------ SUPPLIED INFORMATION ------

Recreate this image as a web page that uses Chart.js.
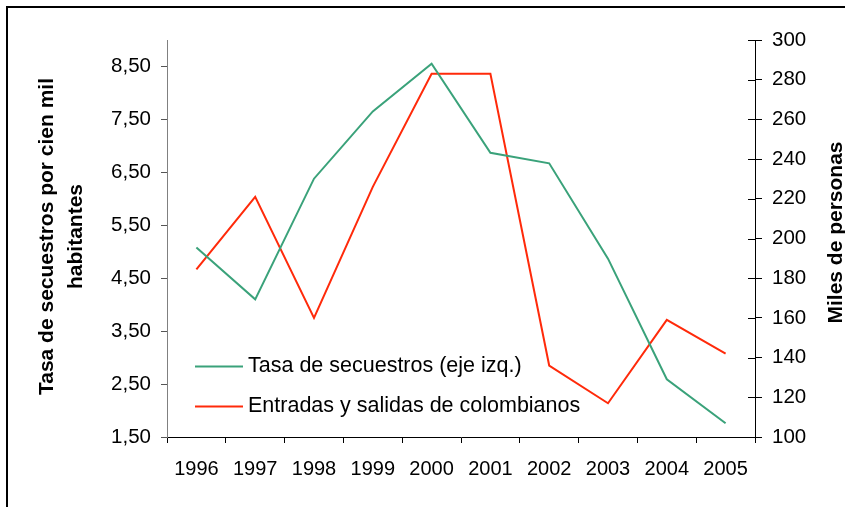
<!DOCTYPE html>
<html>
<head>
<meta charset="utf-8">
<script src="https://cdn.jsdelivr.net/npm/chart.js@4"></script>
<style>
  html, body { margin:0; padding:0; background:#fff; }
  #wrap { width:845px; height:507px; }
</style>
</head>
<body>
<div id="wrap"><canvas id="chart" width="845" height="507"></canvas></div>
<script>
// Secuestros vs. entradas y salidas de colombianos, 1996-2005

const years          = ["1996","1997","1998","1999","2000","2001","2002","2003","2004","2005"];
const tasaSecuestros = [5.08, 4.10, 6.38, 7.65, 8.55, 6.87, 6.67, 4.87, 2.59, 1.76];
const entradasSalidas= [184.5, 221, 160, 226, 283, 283, 136, 117, 159, 142];
const leftTicks      = [1.5, 2.5, 3.5, 4.5, 5.5, 6.5, 7.5, 8.5];
const rightTicks     = [100, 120, 140, 160, 180, 200, 220, 240, 260, 280, 300];

const GREEN = "#3aa27a";
const RED   = "#ff2a0a";
const FONT  = "'Liberation Sans', Arial, sans-serif";

Chart.defaults.font.family = FONT;
Chart.defaults.color = "#000";

// frame, axis titles, inner right ticks, legend
const decor = {
  id: "decor",
  beforeDraw(chart) {
    const c = chart.ctx;
    c.save();
    c.fillStyle = "#fff";
    c.fillRect(0, 0, chart.width, chart.height);
    c.strokeStyle = "#000";
    c.lineWidth = 2;
    c.strokeRect(7, 7, chart.width + 20, chart.height + 20);
    c.restore();
  },
  afterDraw(chart) {
    const c = chart.ctx;
    const yR = chart.scales.yR;
    c.save();

    // right axis ticks also cross inward
    c.strokeStyle = "#000";
    c.lineWidth = 1;
    rightTicks.forEach(v => {
      const y = Math.round(yR.getPixelForValue(v)) + 0.5;
      c.beginPath();
      c.moveTo(yR.left - 7, y);
      c.lineTo(yR.left, y);
      c.stroke();
    });

    // axis titles
    c.fillStyle = "#000";
    c.font = "bold 21px " + FONT;
    c.textAlign = "center";
    c.textBaseline = "alphabetic";
    c.save();
    c.translate(53, 236.5);
    c.rotate(-Math.PI / 2);
    c.fillText("Tasa de secuestros por cien mil", 0, 0);
    c.fillText("habitantes", 0, 28.5);
    c.restore();

    c.save();
    c.translate(842, 232.5);
    c.rotate(-Math.PI / 2);
    c.fillText("Miles de personas", 0, 0);
    c.restore();

    // legend
    c.font = "21.5px " + FONT;
    c.textAlign = "left";
    c.textBaseline = "middle";
    chart.data.datasets.forEach((ds, i) => {
      const y = 366.5 + i * 40;
      c.strokeStyle = ds.borderColor;
      c.lineWidth = 2;
      c.beginPath();
      c.moveTo(195, y);
      c.lineTo(243, y);
      c.stroke();
      c.fillStyle = "#000";
      c.fillText(ds.label, 248, y);
    });
    c.restore();
  }
};

new Chart(document.getElementById("chart"), {
  type: "line",
  data: {
    labels: years,
    datasets: [
      { label: "Tasa de secuestros (eje izq.)", data: tasaSecuestros, yAxisID: "yL",
        borderColor: GREEN, backgroundColor: GREEN, borderWidth: 2, pointRadius: 0, tension: 0 },
      { label: "Entradas y salidas de colombianos", data: entradasSalidas, yAxisID: "yR",
        borderColor: RED, backgroundColor: RED, borderWidth: 2, pointRadius: 0, tension: 0 },
    ],
  },
  options: {
    responsive: false,
    animation: false,
    layout: { padding: { top: 40, left: 0, right: 0, bottom: 0 } },
    plugins: { legend: { display: false }, tooltip: { enabled: false } },
    scales: {
      x: {
        offset: true,
        grid: { offset: true, drawOnChartArea: false, color: "#000", tickLength: 6 },
        border: { color: "#000" },
        ticks: { font: { size: 20 }, color: "#000", padding: 14, maxRotation: 0 },
        afterFit(s) { s.height = 70; },
      },
      yL: {
        position: "left",
        min: 1.5, max: 9,
        afterBuildTicks(s) { s.ticks = leftTicks.map(v => ({ value: v })); },
        grid: { drawOnChartArea: false, color: "#555", tickLength: 6 },
        border: { color: "#808080" },
        ticks: { font: { size: 20.5 }, color: "#000", padding: 10,
                 callback: v => v.toFixed(2).replace(".", ",") },
        afterFit(s) { s.width = 167; },
      },
      yR: {
        position: "right",
        min: 100, max: 300,
        afterBuildTicks(s) { s.ticks = rightTicks.map(v => ({ value: v })); },
        grid: { drawOnChartArea: false, color: "#000", tickLength: 7 },
        border: { color: "#000" },
        ticks: { font: { size: 20.5 }, color: "#000", padding: 10 },
        afterFit(s) { s.width = 90; },
      },
    },
  },
  plugins: [decor],
});
</script>
</body>
</html>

------

_GOAL:_ Copy the listing word for word, excluding its pictures.

_FULL OUTPUT:_
Recreate this image as a web page that uses Chart.js.
<!DOCTYPE html>
<html>
<head>
<meta charset="utf-8">
<script src="https://cdn.jsdelivr.net/npm/chart.js@4"></script>
<style>
  html, body { margin:0; padding:0; background:#fff; }
  #wrap { width:845px; height:507px; }
</style>
</head>
<body>
<div id="wrap"><canvas id="chart" width="845" height="507"></canvas></div>
<script>
// Secuestros vs. entradas y salidas de colombianos, 1996-2005

const years          = ["1996","1997","1998","1999","2000","2001","2002","2003","2004","2005"];
const tasaSecuestros = [5.08, 4.10, 6.38, 7.65, 8.55, 6.87, 6.67, 4.87, 2.59, 1.76];
const entradasSalidas= [184.5, 221, 160, 226, 283, 283, 136, 117, 159, 142];
const leftTicks      = [1.5, 2.5, 3.5, 4.5, 5.5, 6.5, 7.5, 8.5];
const rightTicks     = [100, 120, 140, 160, 180, 200, 220, 240, 260, 280, 300];

const GREEN = "#3aa27a";
const RED   = "#ff2a0a";
const FONT  = "'Liberation Sans', Arial, sans-serif";

Chart.defaults.font.family = FONT;
Chart.defaults.color = "#000";

// frame, axis titles, inner right ticks, legend
const decor = {
  id: "decor",
  beforeDraw(chart) {
    const c = chart.ctx;
    c.save();
    c.fillStyle = "#fff";
    c.fillRect(0, 0, chart.width, chart.height);
    c.strokeStyle = "#000";
    c.lineWidth = 2;
    c.strokeRect(7, 7, chart.width + 20, chart.height + 20);
    c.restore();
  },
  afterDraw(chart) {
    const c = chart.ctx;
    const yR = chart.scales.yR;
    c.save();

    // right axis ticks also cross inward
    c.strokeStyle = "#000";
    c.lineWidth = 1;
    rightTicks.forEach(v => {
      const y = Math.round(yR.getPixelForValue(v)) + 0.5;
      c.beginPath();
      c.moveTo(yR.left - 7, y);
      c.lineTo(yR.left, y);
      c.stroke();
    });

    // axis titles
    c.fillStyle = "#000";
    c.font = "bold 21px " + FONT;
    c.textAlign = "center";
    c.textBaseline = "alphabetic";
    c.save();
    c.translate(53, 236.5);
    c.rotate(-Math.PI / 2);
    c.fillText("Tasa de secuestros por cien mil", 0, 0);
    c.fillText("habitantes", 0, 28.5);
    c.restore();

    c.save();
    c.translate(842, 232.5);
    c.rotate(-Math.PI / 2);
    c.fillText("Miles de personas", 0, 0);
    c.restore();

    // legend
    c.font = "21.5px " + FONT;
    c.textAlign = "left";
    c.textBaseline = "middle";
    chart.data.datasets.forEach((ds, i) => {
      const y = 366.5 + i * 40;
      c.strokeStyle = ds.borderColor;
      c.lineWidth = 2;
      c.beginPath();
      c.moveTo(195, y);
      c.lineTo(243, y);
      c.stroke();
      c.fillStyle = "#000";
      c.fillText(ds.label, 248, y);
    });
    c.restore();
  }
};

new Chart(document.getElementById("chart"), {
  type: "line",
  data: {
    labels: years,
    datasets: [
      { label: "Tasa de secuestros (eje izq.)", data: tasaSecuestros, yAxisID: "yL",
        borderColor: GREEN, backgroundColor: GREEN, borderWidth: 2, pointRadius: 0, tension: 0 },
      { label: "Entradas y salidas de colombianos", data: entradasSalidas, yAxisID: "yR",
        borderColor: RED, backgroundColor: RED, borderWidth: 2, pointRadius: 0, tension: 0 },
    ],
  },
  options: {
    responsive: false,
    animation: false,
    layout: { padding: { top: 40, left: 0, right: 0, bottom: 0 } },
    plugins: { legend: { display: false }, tooltip: { enabled: false } },
    scales: {
      x: {
        offset: true,
        grid: { offset: true, drawOnChartArea: false, color: "#000", tickLength: 6 },
        border: { color: "#000" },
        ticks: { font: { size: 20 }, color: "#000", padding: 14, maxRotation: 0 },
        afterFit(s) { s.height = 70; },
      },
      yL: {
        position: "left",
        min: 1.5, max: 9,
        afterBuildTicks(s) { s.ticks = leftTicks.map(v => ({ value: v })); },
        grid: { drawOnChartArea: false, color: "#555", tickLength: 6 },
        border: { color: "#808080" },
        ticks: { font: { size: 20.5 }, color: "#000", padding: 10,
                 callback: v => v.toFixed(2).replace(".", ",") },
        afterFit(s) { s.width = 167; },
      },
      yR: {
        position: "right",
        min: 100, max: 300,
        afterBuildTicks(s) { s.ticks = rightTicks.map(v => ({ value: v })); },
        grid: { drawOnChartArea: false, color: "#000", tickLength: 7 },
        border: { color: "#000" },
        ticks: { font: { size: 20.5 }, color: "#000", padding: 10 },
        afterFit(s) { s.width = 90; },
      },
    },
  },
  plugins: [decor],
});
</script>
</body>
</html>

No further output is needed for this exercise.